Discovery en Espanol examines “BARRIOS EN GUERRA”.

In recent decades, criminal bands in Medellin and Rio de Janeiro have tried to impose a rule of terror supported by a constant influx of dollars from one of the most profitable businesses in the world: illegal drug trafficking. Due to the great demand for narcotics – a market generating billions of dollars each year – drug trafficking has been a force powerful enough to create parallel governments in these important Latin American cities. Against all odds, however, the situation is quite different in these cities today. To understand the story of this transformation, Discovery en Espanol enters the most dangerous neighborhoods of Medellin and Rio de Janeiro in “BARRIOS EN GUERRA” premiering Sunday, August 12 at 10pm E/P, a documentary that gives audiences an unprecedented opportunity to witness the struggle to take back the streets from drug trafficking and organized crime.

The two-part original production features the testimonies of Rio de Janeiro and Medellin residents who experienced firsthand conditions of extreme violence verging on civil war. The first part of the program, which focuses on Medellin, recounts the two most violent years in the city’s history during the period when Pablo Escobar controlled the continent’s drug trade and was the most powerful and wanted drug kingpin in the world. After Escobar’s death in the 1990s, armed gangs or “combos” vied for control of valuable drug-trafficking routes. Their battles unleashed a wave of violence that turned Medellin into one of the world’s most dangerous cities, leaving a toll of thousands of innocent victims and many teenagers and young people in jail.
“BARRIOS EN GUERRA” presents the testimony of one former drug operative who explains how he got involved in the illegal narcotics business, how the gangs operated, and the factors that enabled him to leave this criminal world and become an exemplary father and citizen. The program also presents the wider context of the government, police and military intervention that succeeded in lowering the violent crime and murder rate by 60%, allowing Medellin to become one of Latin America’s most prosperous cities today.

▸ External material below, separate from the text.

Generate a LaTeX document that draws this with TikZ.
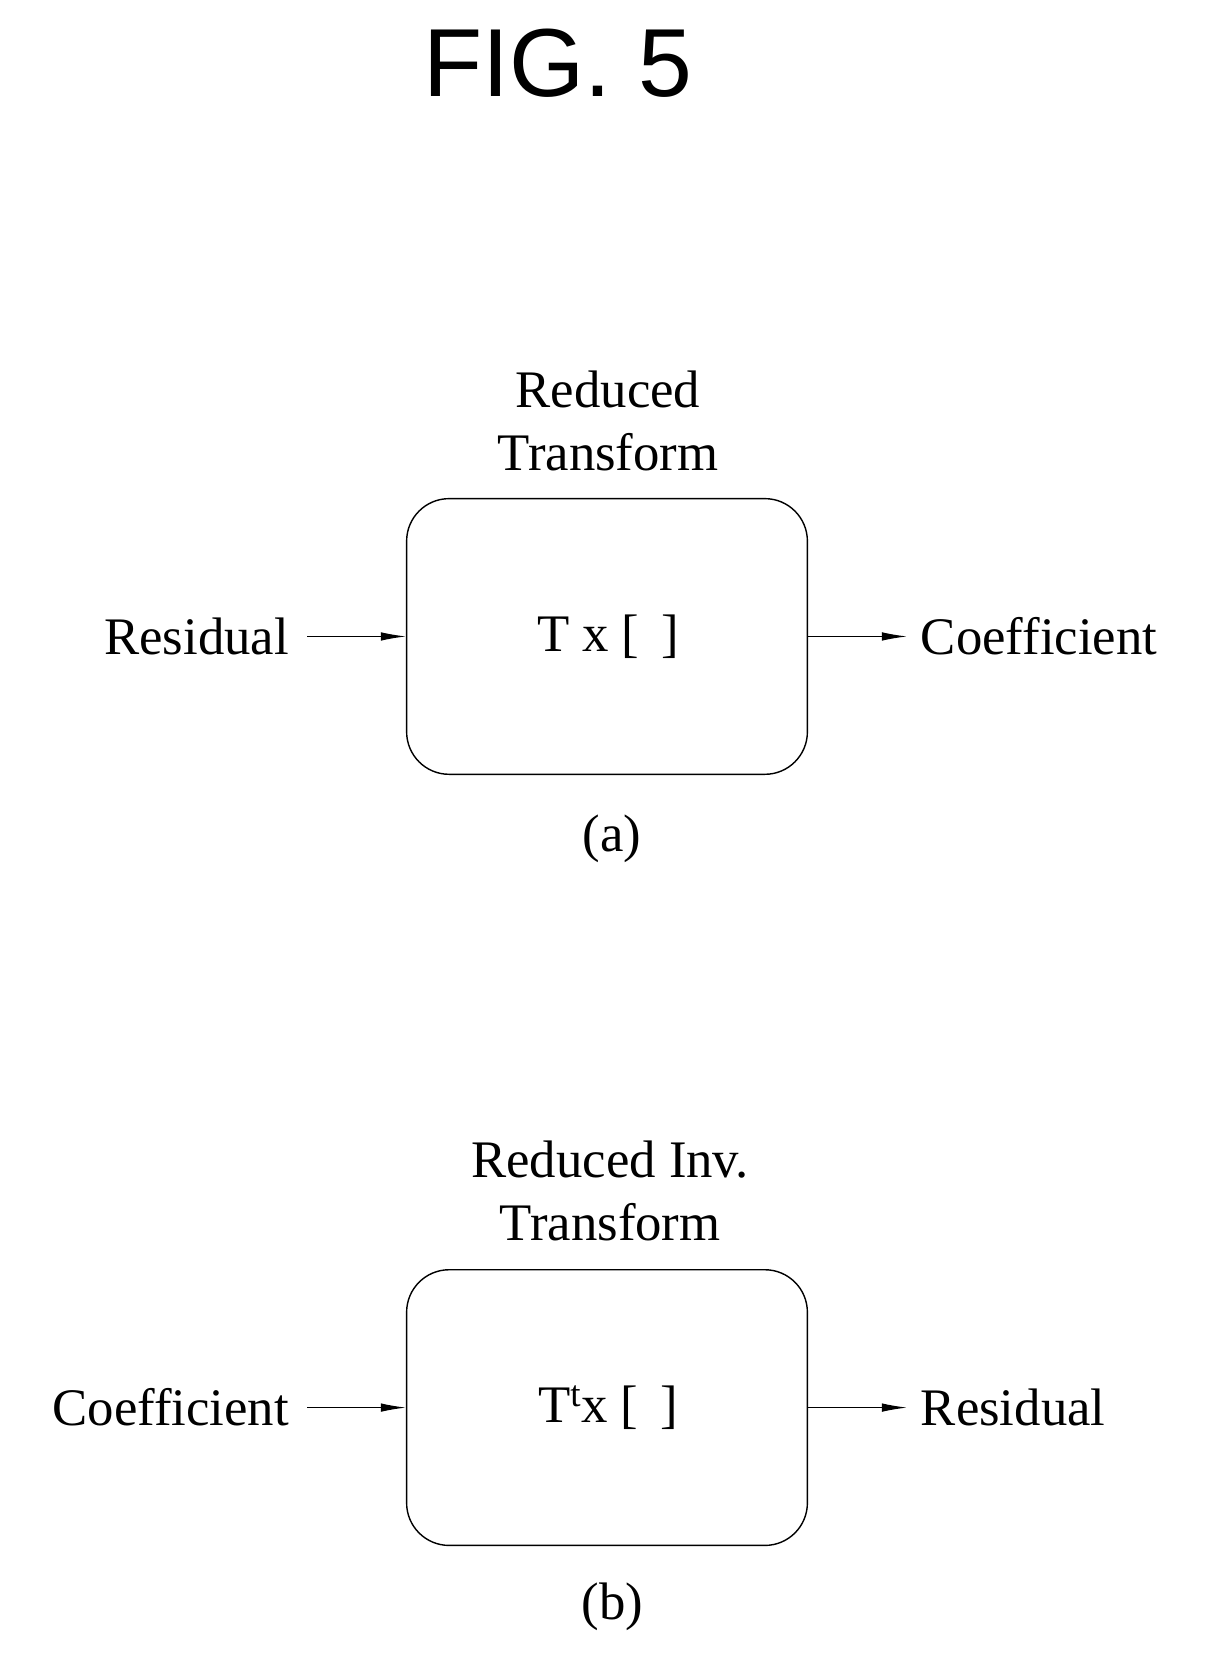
\documentclass[tikz,border=0pt]{standalone}
\usepackage{fontspec}
\setmainfont{Liberation Serif}
\setsansfont{Liberation Sans}
\usetikzlibrary{positioning,arrows.meta}
\begin{document}
\begin{tikzpicture}[x=0.021034cm,y=-0.021034cm,
    blk/.style={draw,thick,rounded corners=0.85cm,minimum width=8.01cm,minimum height=5.51cm},
    lbl/.style={font=\fontsize{30}{36}\selectfont,inner sep=0pt},
    arr/.style={-{Latex[length=0.5cm,width=0.17cm]},semithick}]
        \useasboundingbox (0,0) rectangle (1160,1577);
        \node [font=\sffamily\fontsize{55}{66}\selectfont] (title) at (530,60) {FIG. 5};
        % (a)
        \node [blk] (A) at (577,605) {};
        \node [lbl] (At) at (578,605) {T x [ \,]};
        \node [lbl,align=center] (An) at (578,400) {Reduced\\Transform};
        \node [lbl] (Ac) at (582,797) {(a)};
        \node [lbl,anchor=east] (Ain) at (275,605) {Residual};
        \node [lbl,anchor=west] (Aout) at (875,605) {Coefficient};
        \draw [arr] (Ain.east) ++(17,0) -- (A.west);
        \draw [arr] (A.east) -- ++(94,0);
        % (b)
        \node [blk] (B) at (577,1338) {};
        \node [lbl] (Bt) at (578,1338) {T\textsuperscript{t}x [ \,]};
        \node [lbl,align=center] (Bn) at (580,1132) {Reduced Inv.\\Transform};
        \node [lbl] (Bc) at (582,1527) {(b)};
        \node [lbl,anchor=east] (Bin) at (275,1338) {Coefficient};
        \node [lbl,anchor=west] (Bout) at (875,1338) {Residual};
        \draw [arr] (Bin.east) ++(17,0) -- (B.west);
        \draw [arr] (B.east) -- ++(94,0);
\end{tikzpicture}
\end{document}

The second episode of the documentary relies on the testimony of members of the security forces, sociologists and even a former drug trafficker to present a detailed look at all aspects of the illegal narcotics trade in Rio de Janeiro, from tracing distribution routes to the discovery of a huge cocaine processing laboratory in the middle of the city’s favelas. “BARRIOS EN GUERRA” details the complex operation that led to the arrest in 2010 of the infamous “Nem,” the capo of Rocinha, the favela that became one of the city’s main hubs for illicit drugs. The program also documents the work of the Rio police, who gradually pacified the neighborhoods liberated from criminal control and recruited thousands of residents to help guarantee the city’s security during the 2014 Soccer World Cup and 2016 Olympics.